Le transporteur qui venait de perdre le procès, a immédiatement fait appel auprès du tribunal de grande instance de Bujumbura. Après de multiples péripéties, le jugement a été prononcé le 27 février 1987, confirmant le jugement rendu par le tribunal de province.
Le 24 Avril 1987, le transporteur faisait pourvoi en cassation. Le 30 mai 1988, la cour de cassation confirmait les jugements antérieurs et demandait que non seulement le transporteur, reconnu d’abus de confiance, restitue le montant lui réclamé, soit 378.750Frbu mais qu’en plus, il y ajoute un intérêt annuel de 8% applicable à partir de l’année de l’instruction de l‘affaire.
Au 30 mai 1991, cela fera exactement trois ans que la cour de cassation aura confirmé le jugement lui soumis sans que le jugement soit exécuté afin que le justiciable reçoive son dû.
Quelques commentaires me viennent à l’esprit présentement. On remarquera tout d’abord que sept années ont été consommées avant que le tribunal de grande instance, saisi en deuxième juridiction rende son verdict.
Certes, les affaires à traiter dans les tribunaux sont nombreuses mais sept années c’est beaucoup pour obtenir le verdict d’une juridiction. A ce sujet le vieux commerçant ne s’est pas tellement plaint. Ce qu’il n’a pas compris, ce sont les années qu’il a passées à réclamer l’exécution d’un jugement qu’il aura mis 9 ans à obtenir, l’autre partie n’ayant manqué d’user de tous les recours que lui autorise la loi pour sa défense.
Le commerçant-transporteur qui a perdu le procès possédait bon nombre de biens à Bujumbura. En cas d’incapacité à rembourser le montant exigé, il aurait suffi d’une vente publique d’un véhicule ou d’une maison, tous ces biens étant accessible à Bujumbura, lieu où tous ces jugements ont été rendus. Régulièrement, on lance des campagnes de contrôle d’exécution des jugements à travers tout le pays mais je constate que ce vieux aura couru 12 ans pour tenter d’avoir son dû, à Bujumbura la capitale.
Pourtant dans le premier jugement que ce vieux a obtenu en sa faveur, il était marqué que « Mandons et ordonnons à tous les huissiers de ce requis de mettre le présent jugement à exécution, tous nos Procureurs de la République d’y tenir la main forte ». Lorsque l’intéressé s’est adressé à l’inspection judicaire, on se serait attendu à ce que l’on assiste ce justiciable en réalisant qu’il vient de passer 9ans devant les tribunaux et qu’après le verdict de la Cour de Cassation, une exécution rapide du jugement ne lui ferait pas de tort. Hélas, l’inspecteur qui s’est occupé de ce dossier a passé plus d’un an à réécouter les prétentions des deux parties.

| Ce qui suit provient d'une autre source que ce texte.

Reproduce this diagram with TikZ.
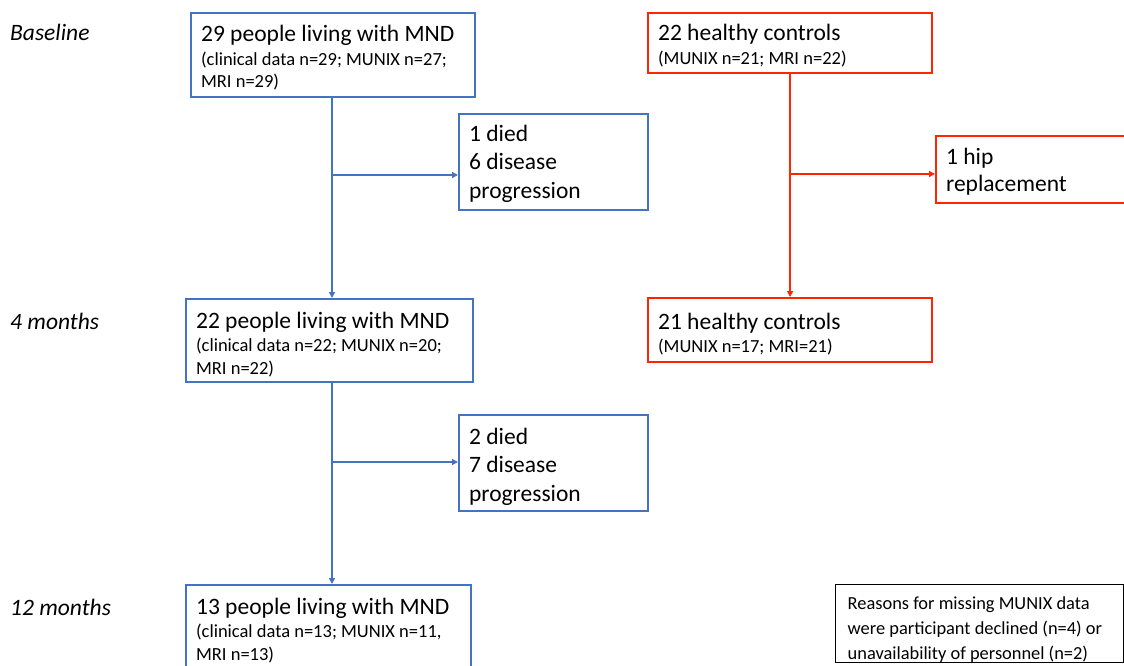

Mais pendant ces 12 années, ce pauvre petit commerçant en a vu de toutes les couleurs. Résidant à l’intérieur du pays, il devait régulièrement descendre à Bujumbura pour les successives audiences, pendant 9ans. Pendant ce temps, il a dû tout vendre pour payer ses dettes, son fonds de commerce lui ayant été subtilisé.
Pendant ses trois dernières années, c’est chaque semaine qu’il descend à Bujumbura et on lui demande chaque fois de revenir plus tard. Pendant ce temps, il contracte de nouvelles dettes pour payer ces déplacements. Chez lui sur la colline, on évite de plus en plus de lui prêter de l’argent car plus personne ne croit qu’il récupèrera ce qui lui a été subtilisé. Pendant ce temps le transporteur qui détient ses maigres fonds et qui vit dans l’opulence continue à le narguer et à jouir de ce qui lui a pris de force. A ce vieux, il n’a manqué qu’une chose : l’exécution de ce jugement. Ce vieux-là, je l’ai vu. Il y en a probablement d’autres qui sont dans la même situation ou une situation pire. Si pour récupérer 200.000Frs bu ou 300.000Frs bu qu’un plus fort a extorqués, on devait chaque fois descendre à Bujumbura régulièrement pendant 2ans, venant chaque fois de Cankuzo ou Rutana, on pourra difficilement rembourser les dettes qu’occasionneront ses déplacements.